• What this task involves:
Write each line of the material exactly as given, from the top through the line that contains "from matplotlib.patches import", and omit all pictures.

☆ ☆ ☆

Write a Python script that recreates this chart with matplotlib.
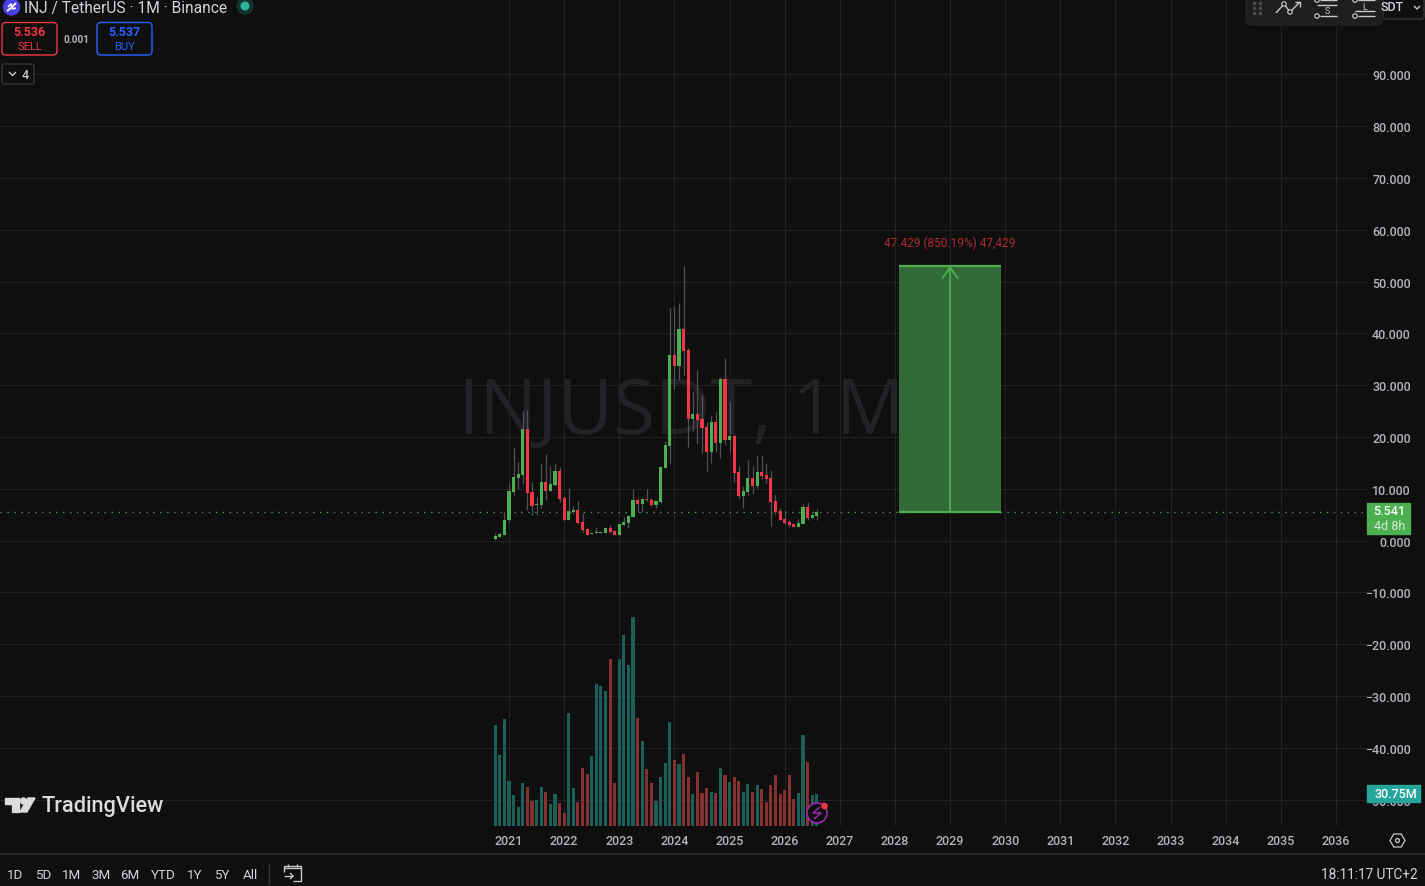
import numpy as np
import matplotlib
matplotlib.use("Agg")
import matplotlib.pyplot as plt
from matplotlib.patches import Circle, FancyBboxPatch, Polygon, Rectangle, RegularPolygon

# monthly candles, Oct 2020 to Aug 2026
opens = [0.29, 0.68, 1.06, 3.96, 9.36, 12.07, 12.64, 21.52, 9.36, 6.85, 6.85, 11.29,
         9.56, 10.71, 13.42, 8.20, 3.96, 5.50, 5.89, 3.57, 2.22, 1.25, 1.45, 1.45,
         1.45, 2.41, 1.83, 1.06, 2.99, 3.38, 4.54, 7.82, 7.05, 8.01, 7.82, 6.85,
         7.43, 14.00, 18.24, 35.81, 33.69, 40.83, 36.77, 23.46, 24.42, 23.46, 21.91, 17.08,
         22.88, 18.82, 31.18, 19.40, 20.17, 13.22, 8.59, 9.36, 12.07, 10.52, 13.22, 12.64,
         12.07, 7.63, 5.70, 4.15, 3.57, 3.19, 2.61, 3.19, 6.47, 4.34, 4.73]
highs = [1.38, 1.64, 5.57, 11.16, 18.05, 15.15, 25.00, 25.19, 11.29, 8.46, 14.96, 16.70,
         14.38, 14.96, 14.19, 8.59, 10.14, 6.66, 7.63, 5.31, 2.41, 1.51, 2.61, 1.67,
         2.54, 2.93, 2.03, 3.22, 4.60, 4.92, 9.94, 8.20, 8.20, 9.94, 8.20, 7.66,
         14.38, 19.21, 44.88, 45.27, 45.85, 52.99, 37.16, 28.86, 32.92, 28.09, 22.88, 24.03,
         24.81, 31.56, 35.23, 26.74, 20.56, 14.38, 10.52, 15.54, 14.38, 16.31, 16.51, 14.96,
         13.61, 8.98, 6.27, 5.89, 3.96, 3.22, 4.15, 7.05, 7.43, 5.50, 6.08]
lows = [0.10, 0.65, 1.00, 3.57, 8.78, 9.94, 10.91, 5.89, 4.92, 4.92, 6.27, 7.82,
        9.50, 10.52, 7.43, 3.76, 3.90, 5.12, 3.19, 1.45, 1.00, 1.19, 1.42, 1.42,
        1.38, 1.38, 1.00, 1.00, 2.95, 2.41, 4.50, 5.50, 5.50, 7.69, 6.66, 6.27,
        7.24, 13.95, 14.96, 29.25, 30.98, 31.95, 18.05, 21.14, 18.63, 16.89, 13.42, 14.96,
        17.08, 15.93, 18.44, 17.28, 11.29, 8.20, 6.27, 8.78, 8.98, 10.14, 11.87, 11.10,
        2.80, 5.12, 3.90, 3.19, 2.61, 2.55, 2.58, 3.15, 3.96, 4.30, 3.96]
closes = [0.87, 1.25, 3.96, 9.56, 12.26, 12.84, 21.52, 9.17, 6.66, 7.05, 11.29, 9.56,
          10.91, 13.42, 8.01, 3.96, 5.70, 5.89, 3.38, 2.03, 1.06, 1.45, 1.64, 1.64,
          2.41, 1.58, 1.06, 3.19, 3.57, 4.73, 7.82, 7.05, 8.01, 7.75, 6.85, 7.63,
          14.19, 18.44, 35.81, 33.69, 40.83, 36.58, 23.46, 24.42, 23.26, 21.72, 17.08, 22.88,
          18.82, 31.18, 19.40, 20.17, 13.03, 8.59, 9.56, 12.07, 10.52, 13.22, 12.45, 11.87,
          7.43, 5.50, 3.96, 3.38, 2.99, 2.61, 3.38, 6.47, 4.34, 4.92, 5.50]
# millions
volumes = [97.0, 68.2, 102.7, 43.2, 29.8, 18.2, 41.3, 37.4, 24.0, 25.0, 37.4, 32.6,
           21.1, 30.7, 22.1, 12.5, 108.5, 36.5, 23.0, 55.7, 49.9, 67.2, 136.3, 134.4,
           129.6, 160.3, 41.3, 160.3, 183.4, 154.6, 200.6, 103.7, 81.6, 54.7, 41.3, 24.0,
           47.0, 60.5, 99.8, 63.4, 59.5, 69.1, 47.0, 30.7, 51.8, 31.7, 36.5, 32.6,
           31.7, 55.7, 49.0, 42.2, 47.0, 43.2, 32.6, 40.3, 32.6, 39.4, 35.5, 23.0,
           39.4, 49.0, 30.7, 34.6, 49.0, 25.9, 31.7, 87.4, 61.4, 29.8, 30.75]

years = list(range(2021, 2037))
price_ticks = list(range(-50, 100, 10))
last_price = 5.541
target_price = 52.97
range_buttons = ["1D", "5D", "1M", "3M", "6M", "YTD", "1Y", "5Y", "All"]
range_button_x = [15, 43, 72, 101, 130, 163, 195, 222, 250]

BG = "#0f0f0f"
GRID = "#222222"
GREEN = "#4caf50"
RED = "#f23645"
TEXT = "#b2b5be"
FONT = ["Roboto", "DejaVu Sans"]

plt.rcParams["font.family"] = FONT

W, H = 1425, 887
fig = plt.figure(figsize=(W / 100, H / 100), dpi=100, facecolor=BG)

ax = fig.add_axes([0, 1 - 827 / H, 1367 / W, 827 / H], facecolor=BG)
ax.set_xlim(-107.8, 189.76)
ax.set_ylim(-55.11, 104.54)
for s in ax.spines.values():
    s.set_visible(False)

x = np.arange(len(opens))
o = np.array(opens)
c = np.array(closes)
up = c >= o
candle_colors = [GREEN if u else RED for u in up]

ax.text(3 + (681 - 509) / 4.594, 24.6, "INJUSDT, 1M", color="#222226", fontsize=55,
        ha="center", va="center", family=["Open Sans", "DejaVu Sans"], zorder=1)

ax.set_axisbelow(True)
ax.grid(True, color=GRID, lw=0.72)
ax.set_xticks([3 + 12 * i for i in range(len(years))])
ax.set_xticklabels(years)
ax.set_yticks(price_ticks)
ax.set_yticklabels([f"{v:.3f}".replace("-", "\u2212") for v in price_ticks], ha="right")
ax.yaxis.tick_right()
ax.tick_params(axis="both", length=0, colors=TEXT, labelsize=9)
ax.tick_params(axis="x", pad=6)
ax.tick_params(axis="y", pad=31.5)
for lab in ax.get_xticklabels() + ax.get_yticklabels():
    lab.set_fontweight("medium")

# volume has its own scale at the bottom of the pane
vol_ax = fig.add_axes(ax.get_position(), facecolor="none", sharex=ax)
vol_ax.set_ylim(0, 793.9)
vol_ax.axis("off")
vol_colors = ["#1c5f58" if u else "#853130" for u in up]
vol_ax.bar(x, volumes, width=0.68, color=vol_colors, linewidth=0)

ax.vlines(x, lows, highs, color="#50505a", lw=0.9, zorder=3)
ax.bar(x, c - o, bottom=o, width=0.68, color=candle_colors, linewidth=0, zorder=4)

ax.axhline(last_price, color="#4b9a4f", lw=1, ls=(0, (1, 4)), zorder=2)

# long position drawing
rng_left, rng_right = 87.9, 110.1
rng_mid = (rng_left + rng_right) / 2
ax.add_patch(Rectangle((rng_left, last_price), rng_right - rng_left, target_price - last_price,
                       facecolor="#326938", edgecolor="none", zorder=5))
ax.hlines([last_price, target_price], rng_left, rng_right, color=GREEN, lw=1.6, zorder=6)
ax.annotate("", xy=(rng_mid, target_price), xytext=(rng_mid, last_price), zorder=7,
            arrowprops=dict(arrowstyle="->,head_length=0.75,head_width=0.55", color=GREEN,
                            lw=1.3, shrinkA=0, shrinkB=0))
ax.text(rng_mid, 57.5, "47.429 (850.19%) 47,429", color="#b02a35", fontsize=8.6,
        ha="center", va="center", zorder=7)

# interface chrome is placed in pixels on top of the chart
ui = fig.add_axes([0, 0, 1, 1], facecolor="none")
ui.set_xlim(0, W)
ui.set_ylim(H, 0)
ui.axis("off")


def box(x0, y0, x1, y1, edge="none", face="none", radius=4, lw=1):
    ui.add_patch(FancyBboxPatch((x0 + radius, y0 + radius), x1 - x0 - 2 * radius, y1 - y0 - 2 * radius,
                                boxstyle=f"round,pad={radius},rounding_size={radius}",
                                edgecolor=edge, facecolor=face, lw=lw))


def label(px, py, s, color=TEXT, size=9, weight="normal", ha="center"):
    ui.text(px, py, s, color=color, fontsize=size, fontweight=weight, ha=ha, va="center")


def wire(xs, ys, color="#c8c8c8", lw=1):
    ui.plot(xs, ys, color=color, lw=lw, solid_capstyle="butt")


def node(px, py, r=2.2, color="#c8c8c8"):
    ui.add_patch(Circle((px, py), r, facecolor=BG, edgecolor=color, lw=0.9, zorder=5))


# header
ui.add_patch(Circle((11.5, 8), 8, color="#4a3ee8"))
wire([7, 11, 13, 16], [12, 9, 7, 4], color="white", lw=1.4)
wire([8, 11, 13, 16], [8, 5, 10, 9], color="white", lw=1.2)
label(24, 8, "INJ / TetherUS \u00b7 1M \u00b7 Binance", color="#d1d4dc", size=11.2, ha="left")
ui.add_patch(Circle((245, 7), 8, color="#14322d"))
ui.add_patch(Circle((245, 7), 3.8, color="#2bb59f"))

box(2, 23.5, 57, 56, edge=RED, radius=4)
label(29.5, 32.5, "5.536", color=RED, size=9, weight="bold")
label(29.5, 47, "SELL", color=RED, size=8)
label(76.5, 40, "0.001", color=TEXT, size=7.2, weight="bold")
box(97, 23.5, 152, 56, edge="#2962ff", radius=4)
label(124.5, 32.5, "5.537", color="#2962ff", size=9, weight="bold")
label(124.5, 47, "BUY", color="#2962ff", size=8)
box(2, 65, 34, 85, edge="#333333", face=BG, radius=2)
wire([9, 12.5, 16], [73, 76.5, 73], color="#c8c8c8")
label(25.5, 75.5, "4", color="#c8c8c8", size=9, weight="medium")

# top right toolbar
box(1383, -8, 1424, 20, edge="#333333", radius=3)
label(1392, 7.5, "SDT", color="#d1d4dc", size=9, weight="medium")
wire([1414, 1417, 1420], [7, 10, 7], color="#c8c8c8")
box(1245, -8, 1383, 27, face="#1e1e1e", radius=6)
for dx in [1254, 1260]:
    for dy in [4, 9, 14]:
        ui.add_patch(Rectangle((dx - 1, dy - 1), 2.4, 2.4, color="#4a4a4a"))
wire([1276, 1284, 1290, 1300], [14, 5, 13, 3])
wire([1295, 1300, 1300], [3, 3, 8])
node(1284, 5)
node(1290, 13)
wire([1320, 1337], [1, 1])
wire([1317, 1337], [6, 6])
wire([1320, 1337], [17, 17])
node(1317, 1)
node(1317, 17)
label(1327, 12, "S", color="#c8c8c8", size=6.5)
wire([1358, 1375], [1, 1])
wire([1355, 1375], [12, 12])
wire([1358, 1375], [17, 17])
node(1355, 1)
node(1355, 17)
label(1365, 7, "L", color="#c8c8c8", size=6.5)

# last price and last volume tags
ui.add_patch(Rectangle((1367, 504), 43, 31, color=GREEN))
label(1389.5, 512, "5.541", color="white", size=9, weight="medium")
label(1389.5, 526.5, "4d 8h", color="#d3ecd4", size=9)
ui.add_patch(Rectangle((1367, 786), 53, 17.5, color="#26a69a"))
label(1396, 795, "30.75M", color="white", size=9, weight="medium")

# logo
ui.add_patch(Polygon([(5, 799), (19, 799), (19, 813), (12, 813), (12, 805.5), (5, 805.5)], color="#dcdcdc"))
ui.add_patch(Circle((23.5, 802), 3, color="#dcdcdc"))
ui.add_patch(Polygon([(28, 799), (35, 799), (27, 813), (20, 813)], color="#dcdcdc"))
label(42, 806.5, "TradingView", color="#dcdcdc", size=15.7, weight="medium", ha="left")

# alert button on the time axis
ui.add_patch(Circle((817, 814), 10, facecolor=BG, edgecolor="#9c27b0", lw=1.2))
wire([820, 813, 821, 814], [808, 814, 814, 820], color="#9c27b0", lw=1.1)
ui.add_patch(Circle((824.5, 807), 2.6, color=RED))

ui.add_patch(RegularPolygon((1397.5, 841.5), 6, radius=7.5, orientation=np.pi / 2,
                            facecolor="none", edgecolor="#c8c8c8", lw=0.9))
ui.add_patch(Circle((1397.5, 841.5), 2, facecolor="none", edgecolor="#c8c8c8", lw=0.9))

# bottom bar
wire([0, W], [855, 855], color="#2a2a2a", lw=1.2)
for name, px in zip(range_buttons, range_button_x):
    label(px, 875.5, name, color="#d1d4dc", size=9.6)
wire([269, 269], [864, 886], color="#333333")
wire([284, 284, 301, 301, 293], [873, 867, 867, 882, 882], color="#c8c8c8")
wire([284, 301], [869.5, 869.5], color="#c8c8c8")
wire([288, 288], [865, 868], color="#c8c8c8")
wire([297, 297], [865, 868], color="#c8c8c8")
wire([284, 293], [877, 877], color="#c8c8c8")
wire([290, 293, 290], [874, 877, 880], color="#c8c8c8")
label(1418, 875.5, "18:11:17 UTC+2", color="#d1d4dc", size=9.8, ha="right")

fig.savefig("out.png", dpi=100, facecolor=BG)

☆ ☆ ☆

• Result for this task:
Write a Python script that recreates this chart with matplotlib.
import numpy as np
import matplotlib
matplotlib.use("Agg")
import matplotlib.pyplot as plt
from matplotlib.patches import Circle, FancyBboxPatch, Polygon, Rectangle, RegularPolygon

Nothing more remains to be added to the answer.